The five products & three engine classes
| Product | Engine | Class | One-line takeaway |
|---|---|---|---|
| e2b | Firecracker | microVM | Tightest attack surface, 0 leaks — but got its first escape bugs in 2026 and ships a frozen, 399-day-old version. |
| arrakis | Cloud Hypervisor | microVM | Strong engine, but exposes nested /dev/kvm to guests and is frozen 471+ days behind upstream. |
| microsandbox | libkrun | microVM | Cleanest leak result, fast updates — but 0 CVEs + no fuzzer = its real bug risk is simply unknown. |
| gvisor | runsc | userspace kernel | Best overall: tightest reachable surface, 0 escape CVEs, the only continuously fuzz-tested engine, always current. |
| daytona | runc | OCI container | Shares the host kernel verbatim (10 leaks, 4 escape CVEs) and blocks most hardening — but patches arrive on time via Docker. |
What we found
- Engine class is the dominant signal — but only for architecture. microVMs, userspace kernels, and containers separate cleanly on attack surface, leakage, and bug history.

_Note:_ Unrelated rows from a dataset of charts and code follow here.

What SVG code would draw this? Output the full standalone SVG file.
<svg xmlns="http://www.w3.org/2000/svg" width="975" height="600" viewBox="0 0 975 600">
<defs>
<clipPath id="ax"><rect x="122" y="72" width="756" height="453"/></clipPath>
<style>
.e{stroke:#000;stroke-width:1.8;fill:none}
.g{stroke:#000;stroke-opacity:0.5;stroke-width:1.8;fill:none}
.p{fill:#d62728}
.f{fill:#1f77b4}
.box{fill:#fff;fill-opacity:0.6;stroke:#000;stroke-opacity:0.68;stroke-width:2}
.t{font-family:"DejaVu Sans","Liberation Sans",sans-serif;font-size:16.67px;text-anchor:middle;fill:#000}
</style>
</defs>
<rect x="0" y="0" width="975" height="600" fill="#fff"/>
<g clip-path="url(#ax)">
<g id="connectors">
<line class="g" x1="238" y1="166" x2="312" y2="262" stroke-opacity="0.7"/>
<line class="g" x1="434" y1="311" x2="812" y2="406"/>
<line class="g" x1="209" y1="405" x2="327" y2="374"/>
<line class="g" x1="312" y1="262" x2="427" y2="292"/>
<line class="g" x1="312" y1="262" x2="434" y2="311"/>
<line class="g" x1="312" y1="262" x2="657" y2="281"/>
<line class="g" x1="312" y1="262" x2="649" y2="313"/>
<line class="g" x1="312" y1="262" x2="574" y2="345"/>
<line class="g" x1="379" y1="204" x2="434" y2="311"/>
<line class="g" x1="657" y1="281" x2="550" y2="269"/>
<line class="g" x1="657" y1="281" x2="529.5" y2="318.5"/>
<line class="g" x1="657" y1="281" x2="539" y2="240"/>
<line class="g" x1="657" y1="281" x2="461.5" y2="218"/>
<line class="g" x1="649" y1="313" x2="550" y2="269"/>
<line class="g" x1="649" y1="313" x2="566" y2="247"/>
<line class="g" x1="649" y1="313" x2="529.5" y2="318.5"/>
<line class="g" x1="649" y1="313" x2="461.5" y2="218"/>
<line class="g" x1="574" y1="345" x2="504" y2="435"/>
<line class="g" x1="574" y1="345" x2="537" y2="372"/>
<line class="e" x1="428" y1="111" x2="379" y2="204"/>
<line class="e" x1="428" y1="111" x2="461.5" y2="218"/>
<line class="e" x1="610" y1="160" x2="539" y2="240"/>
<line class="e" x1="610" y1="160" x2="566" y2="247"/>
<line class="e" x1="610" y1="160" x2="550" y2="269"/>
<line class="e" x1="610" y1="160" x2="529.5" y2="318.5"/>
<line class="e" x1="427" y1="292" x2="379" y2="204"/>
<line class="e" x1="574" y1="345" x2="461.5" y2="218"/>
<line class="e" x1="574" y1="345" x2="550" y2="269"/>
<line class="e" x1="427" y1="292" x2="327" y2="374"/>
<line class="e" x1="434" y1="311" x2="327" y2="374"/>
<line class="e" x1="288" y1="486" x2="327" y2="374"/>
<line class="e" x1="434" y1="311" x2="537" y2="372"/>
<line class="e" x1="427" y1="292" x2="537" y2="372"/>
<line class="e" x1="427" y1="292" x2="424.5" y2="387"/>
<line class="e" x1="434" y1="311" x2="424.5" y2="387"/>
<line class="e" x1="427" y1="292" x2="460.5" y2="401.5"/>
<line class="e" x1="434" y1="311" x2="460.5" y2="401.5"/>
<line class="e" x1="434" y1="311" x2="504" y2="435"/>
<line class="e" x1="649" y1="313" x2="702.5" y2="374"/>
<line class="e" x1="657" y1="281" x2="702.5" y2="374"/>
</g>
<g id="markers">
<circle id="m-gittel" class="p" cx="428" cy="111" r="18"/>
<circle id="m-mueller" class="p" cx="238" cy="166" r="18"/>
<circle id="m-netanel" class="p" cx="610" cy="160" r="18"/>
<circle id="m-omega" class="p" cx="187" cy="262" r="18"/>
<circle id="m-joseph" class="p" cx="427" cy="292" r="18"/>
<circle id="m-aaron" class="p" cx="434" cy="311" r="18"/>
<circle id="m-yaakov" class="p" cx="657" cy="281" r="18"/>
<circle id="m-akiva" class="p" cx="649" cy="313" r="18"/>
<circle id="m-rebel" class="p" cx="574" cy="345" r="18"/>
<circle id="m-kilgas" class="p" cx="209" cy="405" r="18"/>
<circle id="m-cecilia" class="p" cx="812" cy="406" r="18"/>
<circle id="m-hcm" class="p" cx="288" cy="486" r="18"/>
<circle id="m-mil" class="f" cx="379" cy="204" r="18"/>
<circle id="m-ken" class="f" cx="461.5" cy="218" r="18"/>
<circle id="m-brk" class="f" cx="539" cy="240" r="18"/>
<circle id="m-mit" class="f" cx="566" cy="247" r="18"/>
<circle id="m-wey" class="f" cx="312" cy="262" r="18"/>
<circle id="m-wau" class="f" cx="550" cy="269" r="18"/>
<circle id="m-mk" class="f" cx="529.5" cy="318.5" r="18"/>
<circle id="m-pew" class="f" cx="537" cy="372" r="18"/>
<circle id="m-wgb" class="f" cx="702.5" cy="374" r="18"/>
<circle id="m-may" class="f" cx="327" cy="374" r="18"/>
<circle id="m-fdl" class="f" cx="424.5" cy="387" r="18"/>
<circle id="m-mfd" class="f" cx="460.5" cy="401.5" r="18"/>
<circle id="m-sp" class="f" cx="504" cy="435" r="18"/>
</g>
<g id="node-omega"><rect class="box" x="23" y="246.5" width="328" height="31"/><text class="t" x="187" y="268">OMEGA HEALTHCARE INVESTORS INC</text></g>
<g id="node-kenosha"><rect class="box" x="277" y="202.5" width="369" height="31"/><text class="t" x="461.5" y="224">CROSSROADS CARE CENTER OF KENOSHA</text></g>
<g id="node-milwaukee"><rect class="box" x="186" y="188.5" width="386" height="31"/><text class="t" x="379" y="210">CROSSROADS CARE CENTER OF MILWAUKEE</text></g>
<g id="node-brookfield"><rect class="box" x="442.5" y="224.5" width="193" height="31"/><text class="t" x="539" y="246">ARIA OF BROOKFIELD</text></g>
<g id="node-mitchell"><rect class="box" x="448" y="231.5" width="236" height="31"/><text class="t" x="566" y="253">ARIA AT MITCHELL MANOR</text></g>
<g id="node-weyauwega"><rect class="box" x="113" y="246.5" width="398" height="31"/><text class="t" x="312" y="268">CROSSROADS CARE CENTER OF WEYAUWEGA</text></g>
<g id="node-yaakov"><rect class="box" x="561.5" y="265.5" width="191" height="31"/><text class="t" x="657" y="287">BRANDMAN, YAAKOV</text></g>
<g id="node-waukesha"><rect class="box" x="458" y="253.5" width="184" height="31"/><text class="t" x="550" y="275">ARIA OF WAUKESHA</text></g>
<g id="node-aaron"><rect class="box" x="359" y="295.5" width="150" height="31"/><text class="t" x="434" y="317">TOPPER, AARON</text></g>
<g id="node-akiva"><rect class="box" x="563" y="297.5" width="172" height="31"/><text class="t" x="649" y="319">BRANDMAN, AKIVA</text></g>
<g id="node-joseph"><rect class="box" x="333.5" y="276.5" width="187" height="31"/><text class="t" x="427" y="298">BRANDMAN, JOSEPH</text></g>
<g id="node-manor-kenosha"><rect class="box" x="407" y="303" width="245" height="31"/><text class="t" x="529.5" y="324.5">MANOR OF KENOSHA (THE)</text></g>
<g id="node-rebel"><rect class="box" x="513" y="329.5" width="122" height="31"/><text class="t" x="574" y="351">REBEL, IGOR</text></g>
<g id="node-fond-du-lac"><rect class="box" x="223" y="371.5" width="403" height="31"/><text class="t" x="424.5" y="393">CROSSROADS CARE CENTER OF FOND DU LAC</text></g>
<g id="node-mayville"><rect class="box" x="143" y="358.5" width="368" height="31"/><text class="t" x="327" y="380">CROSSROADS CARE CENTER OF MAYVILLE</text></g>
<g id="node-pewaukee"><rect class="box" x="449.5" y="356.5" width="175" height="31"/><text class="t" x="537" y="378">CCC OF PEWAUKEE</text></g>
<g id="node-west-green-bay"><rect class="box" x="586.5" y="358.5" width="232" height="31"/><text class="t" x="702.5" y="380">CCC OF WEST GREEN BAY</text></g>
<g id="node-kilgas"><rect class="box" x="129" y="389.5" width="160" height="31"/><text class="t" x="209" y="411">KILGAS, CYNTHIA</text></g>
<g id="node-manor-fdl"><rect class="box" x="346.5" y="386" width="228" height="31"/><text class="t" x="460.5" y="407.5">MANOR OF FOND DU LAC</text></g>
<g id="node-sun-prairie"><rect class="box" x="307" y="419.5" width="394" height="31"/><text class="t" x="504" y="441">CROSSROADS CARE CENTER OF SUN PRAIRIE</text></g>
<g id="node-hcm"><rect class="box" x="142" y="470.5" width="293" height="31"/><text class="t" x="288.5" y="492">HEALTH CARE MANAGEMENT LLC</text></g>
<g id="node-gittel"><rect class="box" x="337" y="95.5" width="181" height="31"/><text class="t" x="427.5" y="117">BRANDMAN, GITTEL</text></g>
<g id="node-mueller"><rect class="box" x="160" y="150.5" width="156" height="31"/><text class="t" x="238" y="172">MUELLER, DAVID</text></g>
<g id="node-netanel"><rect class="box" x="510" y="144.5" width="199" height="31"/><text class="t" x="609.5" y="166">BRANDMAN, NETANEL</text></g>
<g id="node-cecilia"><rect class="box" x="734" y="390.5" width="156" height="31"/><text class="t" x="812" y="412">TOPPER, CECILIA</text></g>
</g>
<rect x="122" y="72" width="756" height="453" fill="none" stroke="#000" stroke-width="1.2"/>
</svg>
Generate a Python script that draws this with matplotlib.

Within a class, products still differ a lot, so class alone isn't enough.
- Getting fixes is mostly about the product, not the engine. Upstream engines patch in roughly 0 days. But what reaches operators ranges from same-day to 471+ days to "we can't even tell" — driven entirely by each product's version-pinning policy.
- The safest theoretical combo doesn't exist yet. Nobody ships a microVM (strongest isolation) with a continuous public fuzzer (strongest bug-finding). So operators face a real trade-off: gvisor for shallowest residual bugs, or a microVM for strongest isolation — not both.
- "Zero known bugs" can be the worst sign, not the best. microsandbox/libkrun has no CVEs and no fuzzer and no academic study — meaning its real risk is unmeasured, not low.
Quick scorecard
| Product | Attack surface | Leak resistance | Can harden it? | Bug history | Gets patches? | Fuzz-tested? |
|---|---|---|---|---|---|---|
| gvisor | ▲ | ◆ | ◆ | ◆ | ▲ | ▲ |
| e2b | ▲ | ▲ | ▲ | ◆ | ▼ | ▼ |
| microsandbox | ◆ | ▲ | ▲ | — | ▲ | ▼ |
| arrakis | ▼ | ◆ | ▲ | ▲ | ▼ | ◆ |
| daytona | ◆ | ▼ | ▼ | ▼ | ▲ | ◆ |
Bottom line for operators
If you weight escape resistance most, gvisor is the only clear pick. If you weight getting patches promptly, three qualify (microsandbox, gvisor, daytona-on-Docker). The two frozen-pin products (arrakis, e2b self-hosted) are strong engines undermined by stale versions. daytona is the riskiest by architecture but stays current. There is no single winner — match the product to the property you care about most.